I think an entire teaching style can be accredited to Mr. Quackenbush (yes that’s a real name), my high school physics teacher. He was a hippie in all definitions and forms. Long, gray hair almost always worn in a pony tail and occasionally he’d wear his Star Trek shirt…not a black shirt that said Star Trek, but a real Spaceship-whatever-beam-me-up-Scottie shirt. We all overlooked the fact that he looked like a crazy person (okay, maybe he was crazy…) because he made the material fun. When learning about gravity and ramps we pushed his old F-150 down a slope and did some calculations. A few painful Excel-Sheet-induced hours later: BAM! g=9.8m/s/s. Well I’ll be darned. Then who wants to learn about projectile motion from a book? Not any student I’ve ever seen. What did we do? Why we turned the football goal posts into a huge slingshot! A few rolls of duct tape and a handful of bungee cords later and we had sent a Basketball flying across the field (all videotaped so we could call it research of course). A good week later we had figured out, with a lot of help from Excel, that the dern ball moved up with the same speed that it fell down with. Go figure. Then I won’t even go into the details about the electricity labs, I´ll just say that it’s a lot of fun to blow things up. And that you can blow things up and learn at the same time. Don’t believe me? Ask anyone from my Physics or AP Physics class what they learned, you’ll get 2 answers: There is such a thing as a rubber tree, it can be grown in a pot, and it really has rubber inside; and that a=v/t and a=g for something falling straight down. Call his teaching style what you will, but learning can be fun. Mr. Q  taught me that.

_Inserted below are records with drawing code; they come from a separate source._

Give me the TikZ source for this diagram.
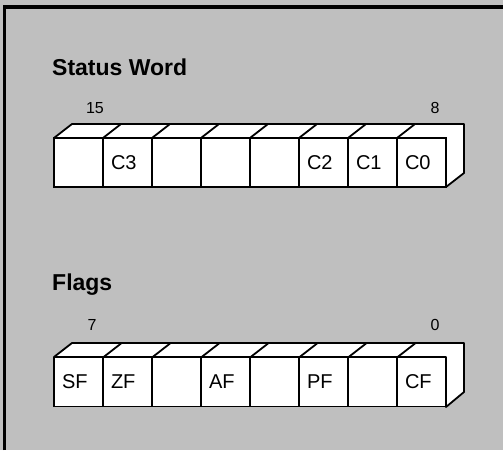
\documentclass[tikz,border=0pt]{standalone}
\usepackage{fontspec}
\setmainfont{Liberation Sans}
\usetikzlibrary{positioning}

\begin{document}
\begin{tikzpicture}[x=1pt,y=1pt,
  cell/.style={draw=black,line width=1.8pt,fill=white,outer sep=0pt,minimum width=49pt,minimum height=49pt,inner xsep=8pt,inner ysep=0pt,text width=33pt,align=left,font=\fontsize{20}{20}\selectfont},
  face/.style={draw=black,line width=1.8pt,fill=white,line join=round},
  title/.style={anchor=west,inner sep=0pt,font=\fontsize{23}{23}\selectfont\bfseries},
  bitnum/.style={inner sep=0pt,font=\fontsize{16}{16}\selectfont}
]
\fill[black!25] (0,0) rectangle (503,450);
\useasboundingbox (0,0) rectangle (503,450);
\draw[line width=3.5pt] (4.5,0) -- (4.5,443) -- (503,443);

\node[title] (swtitle) at (52,383) {Status Word};
\node[bitnum] (sw15) at (95,342) {15};
\node[bitnum] (sw8) at (435,342) {8};

\node[title] (flagtitle) at (52,165) {Flags};
\node[bitnum] (fl7) at (92,125) {7};
\node[bitnum] (fl0) at (435,125) {0};

% status word, bits 15..8
\draw[face] (54,312) -- ++(18,14) -- (464,326) -- ++(0,-49) -- (446,263) -- (446,312) -- cycle;
\node[cell] (s15) at (78.5,287.5) {};
\node[cell] (s14) at (127.5,287.5) {C3};
\node[cell] (s13) at (176.5,287.5) {};
\node[cell] (s12) at (225.5,287.5) {};
\node[cell] (s11) at (274.5,287.5) {};
\node[cell] (s10) at (323.5,287.5) {C2};
\node[cell] (s9) at (372.5,287.5) {C1};
\node[cell] (s8) at (421.5,287.5) {C0};
\foreach \c in {s14,s13,s12,s11,s10,s9,s8}
  \draw[face] (\c.north west) -- ++(18,14);

% flags, bits 7..0
\draw[face] (54,93) -- ++(18,14) -- (464,107) -- ++(0,-49) -- (446,43) -- (446,93) -- cycle;
\node[cell] (f7) at (78.5,68) {SF};
\node[cell] (f6) at (127.5,68) {ZF};
\node[cell] (f5) at (176.5,68) {};
\node[cell] (f4) at (225.5,68) {AF};
\node[cell] (f3) at (274.5,68) {};
\node[cell] (f2) at (323.5,68) {PF};
\node[cell] (f1) at (372.5,68) {};
\node[cell] (f0) at (421.5,68) {CF};
\foreach \c in {f6,f5,f4,f3,f2,f1,f0}
  \draw[face] (\c.north west) -- ++(18,14);
\end{tikzpicture}
\end{document}
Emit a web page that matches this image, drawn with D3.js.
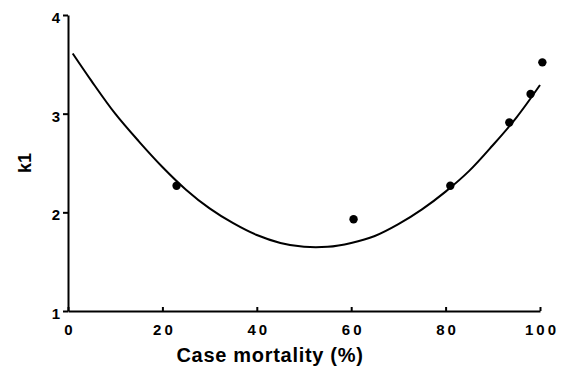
<!DOCTYPE html>
<html>
<head>
<meta charset="utf-8">
<script src="https://cdn.jsdelivr.net/npm/d3@7"></script>
<style>
  body { margin: 0; background: #fff; }
  svg { display: block; font-family: "Liberation Sans", Arial, sans-serif; }
  .axis path, .axis line { stroke: #000; stroke-width: 2; }
  .axis text { font-size: 15px; font-weight: bold; fill: #000; }
</style>
</head>
<body>
<script>
// Measured points (case mortality %, k1)
var mortality = [23, 60.5, 81, 93.5, 98, 100.5];
var k1 = [2.27, 1.93, 2.27, 2.91, 3.20, 3.52];

// Fitted curve
var fitX = [1, 5, 10, 15, 20, 25, 30, 35, 40, 45, 50, 55, 60, 65, 70, 75, 80, 85, 90, 95, 100];
var fitY = [3.61, 3.33, 3.0, 2.72, 2.46, 2.23, 2.04, 1.89, 1.77, 1.69, 1.65, 1.65, 1.69, 1.76, 1.88, 2.03, 2.21, 2.42, 2.68, 2.96, 3.29];

var xTicks = [0, 20, 40, 60, 80, 100];
var yTicks = [1, 2, 3, 4];

var svgWidth = 568;
var svgHeight = 367;
var margin = { top: 15, right: 28, bottom: 56, left: 68 };
var chartWidth = svgWidth - margin.left - margin.right;
var chartHeight = svgHeight - margin.top - margin.bottom;

var svg = d3.select("body")
  .append("svg")
  .attr("width", svgWidth)
  .attr("height", svgHeight);

var chartGroup = svg.append("g")
  .attr("transform", `translate(${margin.left}, ${margin.top})`);

var xScale = d3.scaleLinear().domain([0, 100]).range([0, chartWidth]);
var yScale = d3.scaleLinear().domain([1, 4]).range([chartHeight, 0]);

// Bottom axis, ticks pointing up into the plot
var bottomAxis = d3.axisBottom(xScale)
  .tickValues(xTicks)
  .tickSizeInner(-4)
  .tickSizeOuter(0)
  .tickPadding(13);

var leftAxis = d3.axisLeft(yScale)
  .tickValues(yTicks)
  .tickSizeInner(5)
  .tickSizeOuter(0)
  .tickPadding(3)
  .tickFormat(d3.format("d"));

var xg = chartGroup.append("g")
  .classed("axis", true)
  .attr("transform", "translate(0, " + chartHeight + ")")
  .call(bottomAxis);
xg.selectAll("text").style("letter-spacing", "3px").attr("dx", "1.5px");

var yg = chartGroup.append("g")
  .classed("axis", true)
  .call(leftAxis);
yg.selectAll("text").attr("dy", "0.5em");

// Fitted curve
var drawLine = d3.line()
  .x(function(d, i) { return xScale(fitX[i]); })
  .y(function(d) { return yScale(d); })
  .curve(d3.curveCatmullRom);

chartGroup.append("path")
  .attr("d", drawLine(fitY))
  .attr("fill", "none")
  .attr("stroke", "#000")
  .attr("stroke-width", 2);

// Data points
chartGroup.selectAll("circle")
  .data(mortality)
  .enter()
  .append("circle")
  .attr("cx", function(d) { return xScale(d); })
  .attr("cy", function(d, i) { return yScale(k1[i]); })
  .attr("r", 4.2)
  .attr("fill", "#000");

// Axis titles
svg.append("text")
  .attr("text-anchor", "middle")
  .attr("x", 270)
  .attr("y", 362)
  .style("font-size", "20px")
  .style("font-weight", "bold")
  .style("letter-spacing", "0.7px")
  .text("Case mortality (%)");

svg.append("text")
  .attr("text-anchor", "middle")
  .attr("transform", "translate(31, 163) rotate(-90)")
  .style("font-size", "18px")
  .style("font-weight", "bold")
  .text("k1");
</script>
</body>
</html>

If I have to thank one teacher above all others it would be my art teachers. Now, I know what you’re thinking. I studied math, I should thank a math teacher, or a science teacher. Mr. Carter and Mr. Q inspire me now-- now that I’m older and wiser and all that jazz—but when I was in school there was one class that I could walk out of and always, no matter what, feel like I was the king of my world. Art class. Why art you ask? Because it taught me to be creative—a trait that I just don’t see in my students here.

If I give a sheet of paper to 10 students and then say draw your house; they will all draw the same box with triangle roof and a triangle mountain-scape in the background (yes, the high school students too). The color might be different, but the idea, the same. I didn’t realize how much I had taken for granted us having art growing up. And real art, a whole hour to ourselves to play with clay, to make a mess with paint, and to develop creative thought. Here art class is nothing more than students regurgitation lines to a play they have no interest in, or the mandated dance class that no one seems to enjoy. Rarely are they allowed to draw (material costs too much) and even more rarely are they told that their work is beautiful. But in all the art classes I could remember we all walked out having learned something; more likely than not, something about ourselves. At the end of a class I could say to myself, “wow, who knew I had the patience to draw that stairwell in perfect perspective?” And I’d say it with pride. I can say after spending 15 hours cursing at (working on) a MatLab program the last thing I’d think was, “wow who knew I had the patience for that?” It was more likely I’d let out an exasperated “holy cow thank the lord that’s over with. Get me out of here.”

I had spent a lot of time thinking about how much I took for granted in my schooling all week—both the fun and the un-fun. I looked at school as something I was required to do, not something to appreciate or something to be thankful for. So here’s a extremely late “Thank You” for all of those teachers who taught me that learning is supposed to be fun, that I can do anything that I try to do, and that I am my own individual and I have the right to my own ideas and thoughts. Now I know that our way of doing things isn’t perfect in the Sates, but it wasn’t until I left and saw how others learn did I realize how grateful I should be.